The reported depicted an industry that is fiercely competitive, but one struggling to deal with piracy. With the exception of FPT Play, the top five most watched over-the-top services in Vietnam are free, with “many of them known for offering pirated content”.

Far from getting on top of the issue, pirate OTT services “seem to be growing rapidly”, it said.

Furthermore, legitimate domestic OTT operators have “relatively thin legal offerings” and are “without strong commercial cases”.

“According to a local industry source, 95% of content on Vietnamese OTT services are pirated,” AVIA said in the Vietnam in View report. “Revenue for pirated OTT services comes from both pre-paid subscriptions and advertisements.

“While the Vietnam pay TV Association (VNPAYTV) plays up competition from foreign pay OTT services, legitimate local pay TV services and production industry are actually more concerned about rampant piracy in the OTT space.”

The director general of Vietnam’s Authority of Broadcasting and Electronic Information, Nguyen Thanh Lam, said it was the most important issue the industry and government needs to tackle. It was, he said, “determined to work with the industry to clamp down on egregious piracy website operators”.

Concern is also deepening over average revenues which have plummeted over the past two years. From a high of $44 in 2016, ARPU almost halved in 2017 to $24.17 before dipping further this year to $22.37.

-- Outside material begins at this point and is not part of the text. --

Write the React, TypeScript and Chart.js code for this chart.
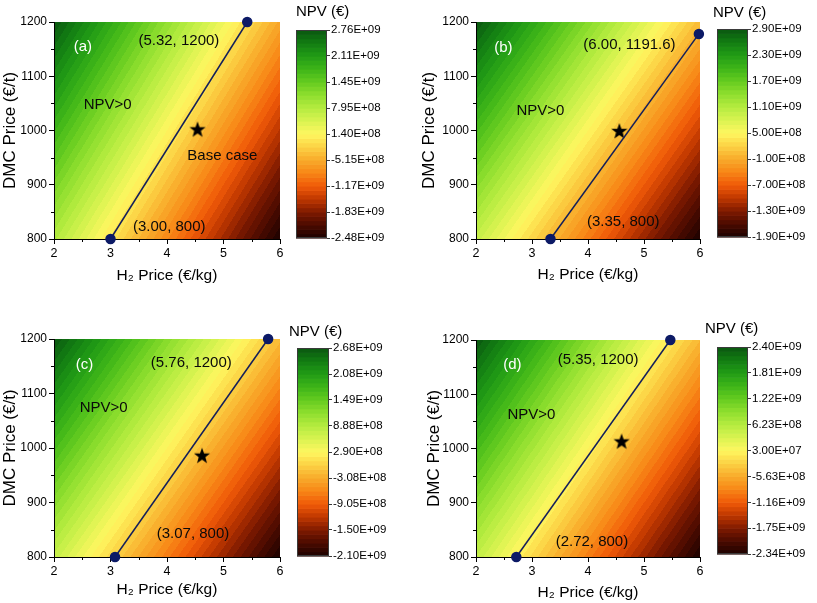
import React, { useEffect, useRef } from "react";
import { Chart, registerables } from "chart.js";
Chart.register(...registerables);

const FONT = '"Liberation Sans", Arial, Helvetica, sans-serif';

// ---------- data ----------
const h2Grid = [2, 6];
const dmcGrid = [800, 1200];
// NPV (€) at grid corners: rows = DMC [800, 1200], cols = H2 [2, 6]
const npvA = [[8.3e8, -2.48e9], [2.76e9, -5.5e8]];
const npvB = [[9.6e8, -1.9e9], [2.9e9, 4.0e7]];
const npvC = [[7.55e8, -2.1e9], [2.68e9, -1.75e8]];
const npvD = [[5.2e8, -2.34e9], [2.4e9, -4.6e8]];

const ticksA = [2.76e9, 2.11e9, 1.45e9, 7.95e8, 1.4e8, -5.15e8, -1.17e9, -1.83e9, -2.48e9];
const ticksB = [2.9e9, 2.3e9, 1.7e9, 1.1e9, 5.0e8, -1.0e8, -7.0e8, -1.3e9, -1.9e9];
const ticksC = [2.68e9, 2.08e9, 1.49e9, 8.88e8, 2.9e8, -3.08e8, -9.05e8, -1.5e9, -2.1e9];
const ticksD = [2.4e9, 1.81e9, 1.22e9, 6.23e8, 3.0e7, -5.63e8, -1.16e9, -1.75e9, -2.34e9];

const lineA = [{ x: 3.0, y: 800 }, { x: 5.42, y: 1200 }];
const lineB = [{ x: 3.33, y: 800 }, { x: 5.98, y: 1178 }];
const lineC = [{ x: 3.08, y: 800 }, { x: 5.79, y: 1200 }];
const lineD = [{ x: 2.72, y: 800 }, { x: 5.47, y: 1200 }];

const starA = [{ x: 4.54, y: 1002 }];
const starB = [{ x: 4.56, y: 999 }];
const starC = [{ x: 4.62, y: 986 }];
const starD = [{ x: 4.6, y: 1013 }];

const labelsA = [
  { x: 2.51, y: 1154, text: "(a)", white: true },
  { x: 4.21, y: 1165, text: "(5.32, 1200)" },
  { x: 2.95, y: 1047, text: "NPV>0" },
  { x: 4.98, y: 953, text: "Base case" },
  { x: 4.04, y: 822, text: "(3.00, 800)" },
];
const labelsB = [
  { x: 2.49, y: 1152, text: "(b)", white: true },
  { x: 4.74, y: 1158, text: "(6.00, 1191.6)" },
  { x: 3.15, y: 1036, text: "NPV>0" },
  { x: 4.63, y: 832, text: "(3.35, 800)" },
];
const labelsC = [
  { x: 2.54, y: 1153, text: "(c)", white: true },
  { x: 4.43, y: 1156, text: "(5.76, 1200)" },
  { x: 2.88, y: 1074, text: "NPV>0" },
  { x: 4.46, y: 842, text: "(3.07, 800)" },
];
const labelsD = [
  { x: 2.65, y: 1154, text: "(d)", white: true },
  { x: 4.18, y: 1164, text: "(5.35, 1200)" },
  { x: 2.99, y: 1062, text: "NPV>0" },
  { x: 4.07, y: 828, text: "(2.72, 800)" },
];

const xMinor = [2.5, 3.5, 4.5, 5.5];
const yMinor = [850, 950, 1050, 1150];

// ---------- colour map ----------
const cmapStops: [number, string][] = [
  [0.0, "#1c0200"],
  [0.06, "#480a00"],
  [0.125, "#7e1a00"],
  [0.19, "#c03800"],
  [0.25, "#f05a08"],
  [0.32, "#f88a18"],
  [0.375, "#f8aa2a"],
  [0.44, "#fcd244"],
  [0.5, "#fff660"],
  [0.56, "#dcf452"],
  [0.625, "#b6ec40"],
  [0.69, "#8ede2e"],
  [0.75, "#66cc20"],
  [0.81, "#40b618"],
  [0.875, "#229c16"],
  [0.94, "#127c12"],
  [1.0, "#0a5610"],
];
const hex = (h: string) => [parseInt(h.slice(1, 3), 16), parseInt(h.slice(3, 5), 16), parseInt(h.slice(5, 7), 16)];
function cmap(t: number) {
  t = Math.max(0, Math.min(1, t));
  for (let i = 0; i < cmapStops.length - 1; i++) {
    const [t0, c0] = cmapStops[i];
    const [t1, c1] = cmapStops[i + 1];
    if (t <= t1) {
      const f = (t - t0) / (t1 - t0);
      const a = hex(c0), b = hex(c1);
      return [0, 1, 2].map((k) => Math.round(a[k] + (b[k] - a[k]) * f));
    }
  }
  return hex(cmapStops[cmapStops.length - 1][1]);
}
const LEVELS = 48;
const levelRGB = Array.from({ length: LEVELS }, (_, k) => cmap((k + 0.5) / LEVELS));
const levelOf = (t: number) => Math.min(LEVELS - 1, Math.max(0, Math.floor(t * LEVELS)));

function fmt(v: number) {
  if (v === 0) return "0.00E+00";
  const e = Math.floor(Math.log10(Math.abs(v)) + 1e-12);
  const m = v / Math.pow(10, e);
  return m.toFixed(2) + "E" + (e >= 0 ? "+" : "-") + String(Math.abs(e)).padStart(2, "0");
}

function makeStar() {
  const c = document.createElement("canvas");
  c.width = 20;
  c.height = 20;
  const g = c.getContext("2d")!;
  g.beginPath();
  for (let i = 0; i < 10; i++) {
    const r = i % 2 === 0 ? 8.5 : 3.5;
    const a = -Math.PI / 2 + (i * Math.PI) / 5;
    const px = 10 + r * Math.cos(a), py = 10.5 + r * Math.sin(a);
    if (i === 0) g.moveTo(px, py);
    else g.lineTo(px, py);
  }
  g.closePath();
  g.fillStyle = "#000";
  g.fill();
  return c;
}

// ---------- panel layout ----------
type Panel = {
  grid: number[][];
  ticks: number[];
  line: { x: number; y: number }[];
  star: { x: number; y: number }[];
  labels: { x: number; y: number; text: string; white?: boolean }[];
  area: { L: number; T: number; R: number; B: number };
  yW: number;
  xH: number;
  bar: { L: number; T: number; R: number; B: number };
  titleX: number;
  titleTop: number;
};

const panels: Panel[] = [
  { grid: npvA, ticks: ticksA, line: lineA, star: starA, labels: labelsA, area: { L: 54, T: 22, R: 282, B: 239 }, yW: 54, xH: 46, bar: { L: 296, T: 30, R: 327, B: 238 }, titleX: 296, titleTop: 3 },
  { grid: npvB, ticks: ticksB, line: lineB, star: starB, labels: labelsB, area: { L: 476, T: 22, R: 702, B: 239 }, yW: 57, xH: 45, bar: { L: 717, T: 29, R: 748, B: 237 }, titleX: 713, titleTop: 4 },
  { grid: npvC, ticks: ticksC, line: lineC, star: starC, labels: labelsC, area: { L: 54, T: 339, R: 282, B: 557 }, yW: 54, xH: 42, bar: { L: 297, T: 348, R: 329, B: 556 }, titleX: 289, titleTop: 323 },
  { grid: npvD, ticks: ticksD, line: lineD, star: starD, labels: labelsD, area: { L: 476, T: 340, R: 702, B: 557 }, yW: 52, xH: 45, bar: { L: 717, T: 347, R: 748, B: 554 }, titleX: 705, titleTop: 320 },
];

const PAD_TOP = 10;
const PAD_RIGHT = 8;

function HeatChart({ p }: { p: Panel }) {
  const ref = useRef<HTMLCanvasElement>(null);
  const w = p.yW + (p.area.R - p.area.L) + PAD_RIGHT;
  const h = PAD_TOP + (p.area.B - p.area.T) + p.xH;
  useEffect(() => {
    const vmax = p.ticks[0];
    const vmin = p.ticks[p.ticks.length - 1];
    const heat = {
      id: "heat",
      beforeDraw(chart: any) {
        const { ctx, chartArea: a, scales } = chart;
        const xs = scales.x, ys = scales.y;
        const W = Math.round(a.right - a.left), H = Math.round(a.bottom - a.top);
        const off = document.createElement("canvas");
        off.width = W;
        off.height = H;
        const octx = off.getContext("2d")!;
        const img = octx.createImageData(W, H);
        const g = p.grid;
        for (let j = 0; j < H; j++) {
          const yv = ys.getValueForPixel(a.top + j + 0.5);
          const fy = (yv - dmcGrid[0]) / (dmcGrid[1] - dmcGrid[0]);
          for (let i = 0; i < W; i++) {
            const xv = xs.getValueForPixel(a.left + i + 0.5);
            const fx = (xv - h2Grid[0]) / (h2Grid[1] - h2Grid[0]);
            const v = (1 - fx) * (1 - fy) * g[0][0] + fx * (1 - fy) * g[0][1] + (1 - fx) * fy * g[1][0] + fx * fy * g[1][1];
            const c = levelRGB[levelOf((v - vmin) / (vmax - vmin))];
            const o = (j * W + i) * 4;
            img.data[o] = c[0];
            img.data[o + 1] = c[1];
            img.data[o + 2] = c[2];
            img.data[o + 3] = 255;
          }
        }
        octx.putImageData(img, 0, 0);
        ctx.drawImage(off, a.left, a.top, W, H);
      },
    };
    const minor = {
      id: "minor",
      afterDraw(chart: any) {
        const { ctx, chartArea: a, scales } = chart;
        ctx.save();
        ctx.strokeStyle = "#000";
        ctx.lineWidth = 1;
        ctx.beginPath();
        xMinor.forEach((v) => {
          const px = Math.round(scales.x.getPixelForValue(v)) + 0.5;
          ctx.moveTo(px, a.bottom);
          ctx.lineTo(px, a.bottom + 3);
        });
        yMinor.forEach((v) => {
          const py = Math.round(scales.y.getPixelForValue(v)) + 0.5;
          ctx.moveTo(a.left, py);
          ctx.lineTo(a.left - 3, py);
        });
        ctx.stroke();
        ctx.restore();
      },
    };
    const labels = {
      id: "labels",
      afterDatasetsDraw(chart: any) {
        const { ctx, scales } = chart;
        ctx.save();
        ctx.font = `15px ${FONT}`;
        ctx.textAlign = "center";
        ctx.textBaseline = "middle";
        p.labels.forEach((l) => {
          ctx.fillStyle = l.white ? "#ffffff" : "#0a0a0a";
          ctx.fillText(l.text, scales.x.getPixelForValue(l.x), scales.y.getPixelForValue(l.y));
        });
        ctx.restore();
      },
    };
    const chart = new Chart(ref.current!, {
      type: "scatter",
      data: {
        datasets: [
          {
            type: "line",
            data: p.line,
            borderColor: "#141f5a",
            borderWidth: 1.5,
            pointRadius: 4.5,
            pointBackgroundColor: "#0c1a66",
            pointBorderColor: "#0c1a66",
            showLine: true,
            clip: false,
            tension: 0,
          } as any,
          {
            data: p.star,
            pointStyle: makeStar(),
            pointRadius: 9,
            clip: false,
          } as any,
        ],
      },
      options: {
        animation: false,
        responsive: false,
        devicePixelRatio: 1,
        events: [],
        layout: { padding: { top: PAD_TOP, right: PAD_RIGHT, left: 0, bottom: 0 } },
        plugins: { legend: { display: false }, tooltip: { enabled: false } },
        scales: {
          x: {
            type: "linear",
            min: 2,
            max: 6,
            ticks: { stepSize: 1, color: "#000", padding: 2, font: { family: FONT, size: 12.5 }, callback: (v: any) => String(v) },
            grid: { drawOnChartArea: false, drawTicks: true, tickLength: 5, color: "#000" },
            border: { display: true, color: "#000", width: 1 },
            title: { display: true, text: "H\u2082 Price (\u20AC/kg)", color: "#000", padding: 0, font: { family: FONT, size: 15.5, lineHeight: 1.2 } },
            afterFit: (s: any) => {
              s.height = p.xH;
            },
          },
          y: {
            type: "linear",
            min: 800,
            max: 1200,
            ticks: { stepSize: 100, color: "#000", padding: 2, font: { family: FONT, size: 12 }, callback: (v: any) => String(v) },
            grid: { drawOnChartArea: false, drawTicks: true, tickLength: 5, color: "#000" },
            border: { display: true, color: "#000", width: 1 },
            title: { display: true, text: "DMC Price (\u20AC/t)", color: "#000", padding: 0, font: { family: FONT, size: 17, lineHeight: 1.2 } },
            afterFit: (s: any) => {
              s.width = p.yW;
            },
          },
        },
      } as any,
      plugins: [heat, minor, labels],
    });
    return () => chart.destroy();
  }, []);
  return (
    <canvas
      ref={ref}
      width={w}
      height={h}
      style={{ position: "absolute", left: p.area.L - p.yW, top: p.area.T - PAD_TOP, width: w, height: h }}
    />
  );
}

const CB_AXIS_W = 72;
const CB_BOTTOM = 10;

function ColorBar({ p }: { p: Panel }) {
  const ref = useRef<HTMLCanvasElement>(null);
  const padL = p.bar.L - p.titleX;
  const barW = p.bar.R - p.bar.L;
  const w = padL + barW + CB_AXIS_W;
  const h = p.bar.B - p.titleTop + CB_BOTTOM;
  const titleBottomPad = p.bar.T - p.titleTop - 18;
  useEffect(() => {
    const vmax = p.ticks[0];
    const vmin = p.ticks[p.ticks.length - 1];
    const bands = {
      id: "bands",
      beforeDraw(chart: any) {
        const { ctx, chartArea: a, scales } = chart;
        const ys = scales.y;
        ctx.save();
        for (let k = 0; k < LEVELS; k++) {
          const v0 = vmin + (k / LEVELS) * (vmax - vmin);
          const v1 = vmin + ((k + 1) / LEVELS) * (vmax - vmin);
          const yTop = ys.getPixelForValue(v1);
          const yBot = ys.getPixelForValue(v0);
          const c = levelRGB[k];
          ctx.fillStyle = `rgb(${c[0]},${c[1]},${c[2]})`;
          ctx.fillRect(a.left, yTop, a.right - a.left, yBot - yTop + 0.6);
        }
        ctx.restore();
      },
      afterDraw(chart: any) {
        const { ctx, chartArea: a } = chart;
        ctx.save();
        ctx.strokeStyle = "#3a3a3a";
        ctx.lineWidth = 1;
        ctx.strokeRect(Math.round(a.left) + 0.5, Math.round(a.top) + 0.5, Math.round(a.right - a.left) - 1, Math.round(a.bottom - a.top) - 1);
        ctx.restore();
      },
    };
    const chart = new Chart(ref.current!, {
      type: "scatter",
      data: { datasets: [] },
      options: {
        animation: false,
        responsive: false,
        devicePixelRatio: 1,
        events: [],
        layout: { padding: { left: 0, right: 0, top: 0, bottom: CB_BOTTOM } },
        plugins: {
          legend: { display: false },
          tooltip: { enabled: false },
          title: {
            display: true,
            text: "NPV (\u20AC)",
            align: "start",
            color: "#000",
            font: { family: FONT, size: 15, weight: "normal", lineHeight: 1.2 },
            padding: { top: 0, bottom: titleBottomPad },
          },
        },
        scales: {
          x: { display: false, type: "linear", min: 0, max: 1 },
          yl: {
            type: "linear",
            position: "left",
            display: true,
            grid: { display: false, drawTicks: false },
            border: { display: false },
            ticks: { display: false },
            afterFit: (s: any) => {
              s.width = padL;
            },
          },
          y: {
            type: "linear",
            position: "right",
            min: vmin,
            max: vmax,
            afterBuildTicks: (s: any) => {
              s.ticks = p.ticks.map((v) => ({ value: v }));
            },
            ticks: { color: "#000", padding: 1, font: { family: FONT, size: 11.5 }, callback: (v: any) => fmt(Number(v)) },
            grid: { drawOnChartArea: false, drawTicks: true, tickLength: 3, color: "#3a3a3a" },
            border: { display: false },
            afterFit: (s: any) => {
              s.width = CB_AXIS_W;
            },
          },
        },
      } as any,
      plugins: [bands],
    });
    return () => chart.destroy();
  }, []);
  return (
    <canvas
      ref={ref}
      width={w}
      height={h}
      style={{ position: "absolute", left: p.titleX, top: p.titleTop, width: w, height: h }}
    />
  );
}

export default function App() {
  return (
    <div style={{ position: "absolute", left: 0, top: 0, width: 817, height: 603, background: "#fff", overflow: "hidden" }}>
      {panels.map((p, i) => (
        <React.Fragment key={i}>
          <HeatChart p={p} />
          <ColorBar p={p} />
        </React.Fragment>
      ))}
    </div>
  );
}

The decline was a result of aggressive growth strategies “by every player” where subscriptions were subsidised, the report said.

Subscriptions climbed from 12.5m in 216 to 14m this year but total revenues fell from a peak of US$550m in 2016 to US$338 million, a 38% decline.

Rising costs of premium content coupled with falling consumer ARPU’s are “creating severe tensions”, the report added.

Meanwhile, despite concerns of the Vietnam pay TV Association, international OTT services have a “statistically insignificant share”, in addition to “facing regulatory uncertainty with the government floating proposals for licensing, and censorship of international services”.